Tout le monde ne parle pas le même langage. À gauche, François Ruffin (FI) cite un roman policier d’Edgar Poe, La Lettre volée, dans lequel l’inspecteur cherche en vain l’objet du crime, qu’il présuppose dissimulé. En réalité, le courrier est tellement en évidence que l’enquêteur passe à côté. « Comment ne pas voir le caractère grotesque d’une moralisation avec Emmanuel Macron à la tête de l’État ? », lance le député, rappelant le débauchage de l’inspecteur des finances par la banque Rothschild en 2008. « Le pantouflage, c’est la Lettre volée d’Edgar Poe », une « privatisation » de l’État que personne ne regarde.

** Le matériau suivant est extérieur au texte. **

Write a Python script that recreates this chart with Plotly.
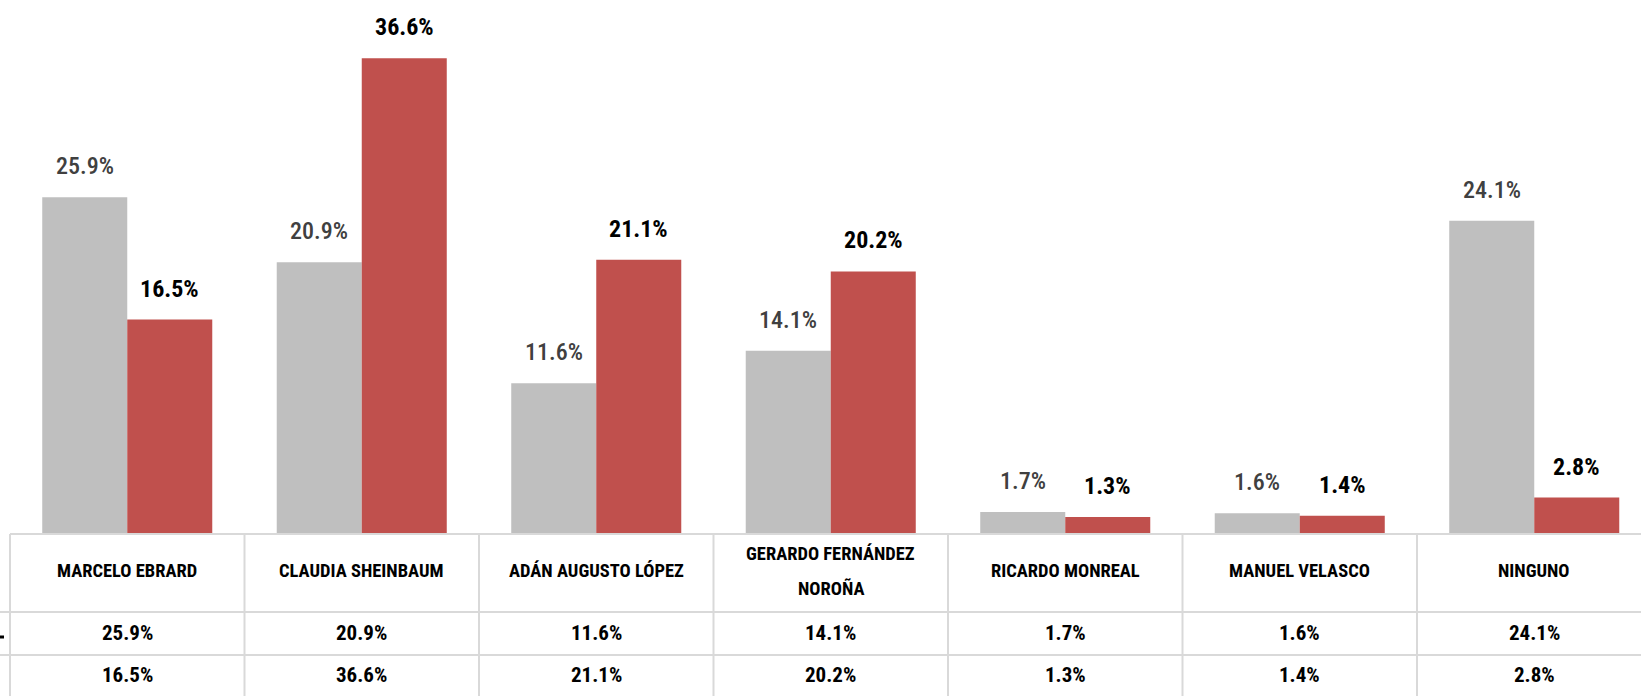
import plotly.graph_objects as go

# ---- data ----
candidates = ["MARCELO EBRARD", "CLAUDIA SHEINBAUM", "ADÁN AUGUSTO LÓPEZ",
              "GERARDO FERNÁNDEZ\nNOROÑA", "RICARDO MONREAL", "MANUEL VELASCO", "NINGUNO"]
series_a = [25.9, 20.9, 11.6, 14.1, 1.7, 1.6, 24.1]   # grey
series_b = [16.5, 36.6, 21.1, 20.2, 1.3, 1.4, 2.8]    # red

# ---- layout constants (pixels) ----
W, H = 1641, 696
LEFT = 10            # left edge of first category
CAT_W = 234.5        # category width in px
BASE_Y = 534         # bar baseline (px from top)
PX_PER_UNIT = 13.0
FONT = "Roboto Condensed, Liberation Sans Narrow, Roboto, sans-serif"
GREY = "#bfbfbf"
RED = "#c0504d"
GRID = "#d9d9d9"

x0 = -0.5 - LEFT / CAT_W
x1 = x0 + W / CAT_W

def py(ypx):
    return 1 - ypx / H

xs = list(range(len(candidates)))

fig = go.Figure()
fig.add_trace(go.Bar(x=xs, y=series_a, marker=dict(color=GREY, line=dict(width=0)), name="A"))
fig.add_trace(go.Bar(x=xs, y=series_b, marker=dict(color=RED, line=dict(width=0)), name="B"))

annotations = []
bar_half = CAT_W * 0.725 / 4
for i in xs:
    annotations.append(dict(x=i, y=series_a[i], xref="x", yref="y", xshift=-bar_half, yshift=31,
                            text=f"{series_a[i]:.1f}%", showarrow=False, yanchor="middle",
                            font=dict(family=FONT, size=24, color="#404040", weight=500)))
    annotations.append(dict(x=i, y=series_b[i], xref="x", yref="y", xshift=bar_half, yshift=31,
                            text=f"<b>{series_b[i]:.1f}%</b>", showarrow=False, yanchor="middle",
                            font=dict(family=FONT, size=24, color="#000000")))

# table text
HEADER_Y = 571
ROW_A_Y = 633
ROW_B_Y = 675
for i, name in enumerate(candidates):
    lines = name.split("\n")
    n = len(lines)
    for k, ln in enumerate(lines):
        yy = HEADER_Y + (k - (n - 1) / 2) * 35
        annotations.append(dict(x=i, y=py(yy), xref="x", yref="paper", text=f"<b>{ln}</b>",
                                showarrow=False, yanchor="middle",
                                font=dict(family=FONT, size=18.5, color="#000000")))
    annotations.append(dict(x=i, y=py(ROW_A_Y), xref="x", yref="paper", text=f"<b>{series_a[i]:.1f}%</b>",
                            showarrow=False, yanchor="middle", font=dict(family=FONT, size=21, color="#000000")))
    annotations.append(dict(x=i, y=py(ROW_B_Y), xref="x", yref="paper", text=f"<b>{series_b[i]:.1f}%</b>",
                            showarrow=False, yanchor="middle", font=dict(family=FONT, size=21, color="#000000")))

shapes = []
line = dict(color=GRID, width=2)
# horizontal table lines
shapes.append(dict(type="line", xref="x", yref="paper", x0=-0.5, x1=x1, y0=py(BASE_Y), y1=py(BASE_Y), line=line))
for yy in (612, 655):
    shapes.append(dict(type="line", xref="paper", yref="paper", x0=0, x1=1, y0=py(yy), y1=py(yy), line=line))
# vertical table lines
for k in range(len(candidates) + 1):
    xv = -0.5 + k
    shapes.append(dict(type="line", xref="x", yref="paper", x0=xv, x1=xv, y0=py(BASE_Y), y1=0, line=line))
# legend key remnant
shapes.append(dict(type="line", xref="paper", yref="paper", x0=0, x1=4 / W, y0=py(637), y1=py(637),
                   line=dict(color="#000000", width=3)))

fig.update_layout(
    width=W, height=H,
    margin=dict(l=0, r=0, t=0, b=0),
    paper_bgcolor="white", plot_bgcolor="white",
    barmode="group", bargap=0.275, bargroupgap=0,
    showlegend=False,
    xaxis=dict(range=[x0, x1], showticklabels=False, showgrid=False, zeroline=False, showline=False, ticks="",
               fixedrange=True),
    yaxis=dict(domain=[py(BASE_Y), 1], range=[0, BASE_Y / PX_PER_UNIT], showticklabels=False,
               showgrid=False, zeroline=False, showline=False, ticks="", fixedrange=True),
    annotations=annotations,
    shapes=shapes,
)

fig.write_html("out.html", config={"displayModeBar": False},
               post_script="document.body.style.margin='0';document.body.style.overflow='hidden';")
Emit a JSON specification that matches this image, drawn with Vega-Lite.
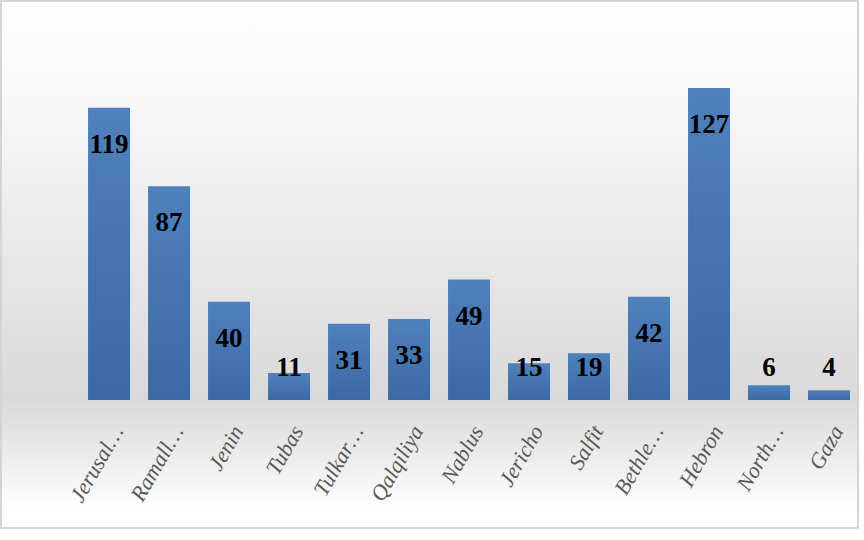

Calmement, la majorité botte en touche. Sans se risquer sur le fond, Nicole Belloubet rappelle qu’une loi d’avril 2016, « fruit de deux ans de travail » parlementaire, a traité le sujet pour les fonctionnaires, instaurant des règles de déport en cas de conflits d’intérêts. Alors « faut-il remettre sur le métier un texte dont l’application pleine et entière ne date que d’un mois ? » Jugeant les « difficultés » tout à fait « réelles », la rapporteure de la commission des lois, Yaël Braun-Pivet (LREM), annonce une nouvelle « mission d’évaluation ». « Je ne m’engagerai pas sur un délai, glisse-t-elle. Je suis novice et ne connais pas le temps nécessaire pour une mission d’information parlementaire. » Ni, surtout, ce qu'il advient en général de ses conclusions… Sur ces questions, les plats repassent rarement deux fois au cours d'un quinquennat. À moins d'un nouveau scandale.